Frustrated with what he characterized as the unwillingness of Republicans in Congress to advance a long-term funding plan for surface transportation programs, President Barack Obama on Thursday said his administration is moving to empower states and localities to find private-sector partners for needed infrastructure projects.
Obama announced the Build America Investment Initiative at the Port of Wilmington, Del., in front of the I-495 bridge that is shut down for repair, but his speech was overshadowed by news earlier in the day that a Malaysian Airlines jet had been shot down in Ukraine. He said deferring maintenance and enhancements of highways, bridges and rail systems is a drag on the economy, noting that construction will create good middle class jobs now, and future growth will come from companies that take advantage of efficient transportation and hire more. The White House underscored that point by releasing a report outlining the economic impact of transportation infrastructure investment
The Build America Investment Initiative is a government-wide effort to increase infrastructure investment by encouraging greater collaboration between the public and private sectors, expand the market for private infrastructure financing, and better utilize federal credit programs.
The President said a key part of the initiative is the creation of the Build America Transportation Center
at the Department of Transportation to serve as "a one-stop shop" that matches cities and states with private developers and investors; provides guidance on how to structure deals involving private financing; and improves access to federal credit programs, such as TIFIA, private-activity bonds, and Railroad Rehabilitation and Improvement Financing loans. RRIF's complex bureaucratic requirements, for example, have dissuaded many railroads and shippers from taking advantage of the loan program.
Institutional investors are sitting on hundreds of billions of dollars and have expressed great interest in building, maintaining and operating infrastructure in exchange for collecting revenue from users or payments from public entities. But the political and legal framework for long-term leases of public infrastructure is not as mature in the United States as it is in other countries. Obama's initiative is designed to make it easier and more appealing for the private sector to get involved in public-private projects.
The DOT said its investment center will offer hands-on support for states and local governments trying to access federal programs and assemble public-private funding packages, as well as tools and resources for interested private partners. It also serves as a clearinghouse for best practices from states that have experience with private investment in public assets.
The action builds on previous steps the administration has taken on infrastructure such as speeding up the permitting process for large projects.
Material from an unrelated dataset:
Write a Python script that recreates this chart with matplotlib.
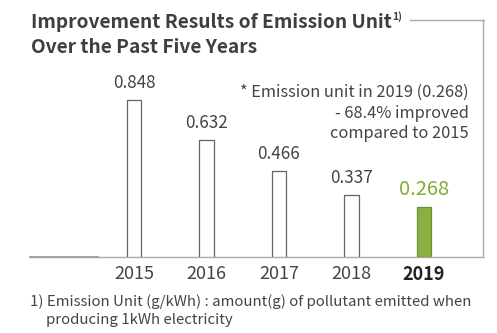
import matplotlib
matplotlib.use("Agg")
import matplotlib.pyplot as plt
from matplotlib.lines import Line2D

plt.rcParams['font.family'] = ['Noto Sans CJK KR', 'DejaVu Sans']

years = ['2015', '2016', '2017', '2018', '2019']
values = [0.848, 0.632, 0.466, 0.337, 0.268]
value_labels = ['0.848', '0.632', '0.466', '0.337', '0.268']

W, H = 497, 333
fig = plt.figure(figsize=(W / 100, H / 100), dpi=100)

def fx(px):
    return px / W

def fy(py):
    return 1 - py / H

# axes box: left 30px, right 483px, baseline at 257px, top at 20px
ax = fig.add_axes([fx(30), fy(257), fx(483 - 30), (257 - 20) / H])
x = list(range(len(years)))
ax.set_xlim(-1.434, 4.814)
ax.set_ylim(0, 237 / 185)

text_col = '#444444'
green = '#8cb040'
green_edge = '#6f8f2f'
green_text = '#80ad33'
light = 'light'

colors = ['white'] * 4 + [green]
edges = ['#666666'] * 4 + [green_edge]
bars = ax.bar(x, values, width=0.2, color=colors, edgecolor=edges,
              linewidth=0.9, zorder=3)
for b in bars:
    b.set_joinstyle('round')

for i, (v, lab) in enumerate(zip(values, value_labels)):
    last = i == len(values) - 1
    ax.annotate(lab, (i, v), xytext=(0, 5.5), textcoords='offset points',
                ha='center', va='bottom',
                fontsize=14.5 if last else 12.3, fontweight=light,
                color=green_text if last else text_col)

ax.set_xticks(x)
ax.set_xticklabels(years, fontsize=13, color=text_col, fontweight=light)
ax.get_xticklabels()[-1].set_fontweight('bold')
ax.get_xticklabels()[-1].set_color('#222222')
ax.tick_params(axis='x', length=0, pad=6)
ax.set_yticks([])
for s in ['left', 'top']:
    ax.spines[s].set_visible(False)
ax.spines['bottom'].set_color('#aaaaaa')
ax.spines['bottom'].set_linewidth(1.0)
ax.spines['right'].set_color('#aaaaaa')
ax.spines['right'].set_linewidth(1.0)
ax.patch.set_visible(False)

# darker stub on the left of the baseline
fig.add_artist(Line2D([fx(30), fx(98)], [fy(257), fy(257)],
                      color='#999999', lw=1.2))
# frame line to the right of the title
fig.add_artist(Line2D([fx(410), fx(483.5)], [fy(20), fy(20)],
                      color='#aaaaaa', lw=1.0))

title_col = '#3f3f3f'
t1 = fig.text(fx(31), fy(28), 'Improvement Results of Emission Unit',
              fontsize=13.8, fontweight='bold', color=title_col, va='baseline')
fig.text(fx(31), fy(53), 'Over the Past Five Years',
         fontsize=13.8, fontweight='bold', color=title_col, va='baseline')
fig.canvas.draw()
bb = t1.get_window_extent()
fig.text(bb.x1 / W, fy(20), '1)', fontsize=7.5, fontweight='bold',
         color=title_col, va='baseline')

note = ['* Emission unit in 2019 (0.268)', '- 68.4% improved',
        'compared to 2015']
for k, line in enumerate(note):
    fig.text(fx(469), fy(97 + 20.5 * k), line, fontsize=11.8, color=text_col,
             fontweight=light, ha='right', va='baseline')

fig.text(fx(30), fy(306),
         '1) Emission Unit (g/kWh) : amount(g) of pollutant emitted when',
         fontsize=10.8, color=text_col, fontweight=light, va='baseline')
fig.text(fx(46), fy(324), 'producing 1kWh electricity',
         fontsize=10.8, color=text_col, fontweight=light, va='baseline')

fig.savefig('out.png', dpi=100)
The new investment center will coordinate with the permitting center to ensure projects are designed and financed to move quickly through the permitting process.
The administration also announced the formation of the Build America Interagency Working Group, co-chaired by Treasury Secretary Jack Lew and Transportation Secretary Anthony Foxx, which will address barriers to private investments and partnerships across all infrastructure classes, including ports, by bringing better coordination among all parties to accelerate projects of national significance, particularly those that cross state boundaries.
The Treasury Department will host an Infrastructure Investment Summit on Sept. 9 to highlight innovative public-private partnership approaches and the federal government's resources.
A White House fact sheet pointed to the $1.1 billion Port of Miami tunnel project as a successful example of leveraging private financing and expertise to build an asset that would have taken much longer for local governments to complete on their own, or been unaffordable.
Obama said he supported legislation working its way through Congress that would prop up the depleted Highway Trust Fund for nine months, but said short-term fixes aren't conducive to infrastructure because projects have long lead times and require funding certainty.
"To call this a Band-Aid is an insult to a Band-Aid," he said, crediting Delaware Gov. Jack Markell for the line.
He blamed Congress for refusing to act on his his four-year, $302 billion transportation proposal this spring, which would be funded in large part by a plan to reform corporate taxes and encourage companies parking profits overseas bring them home and pay a lower tax that would go to transportation. Not mentioned, however, is the fact that the tax-reform idea would provide a one-time windfall rather than a sustainable source of revenue.
The White House infrastructure report said 65 percent of major roads are rated in poor condition and 25 percent of bridges require significant repair or can't handle current volume.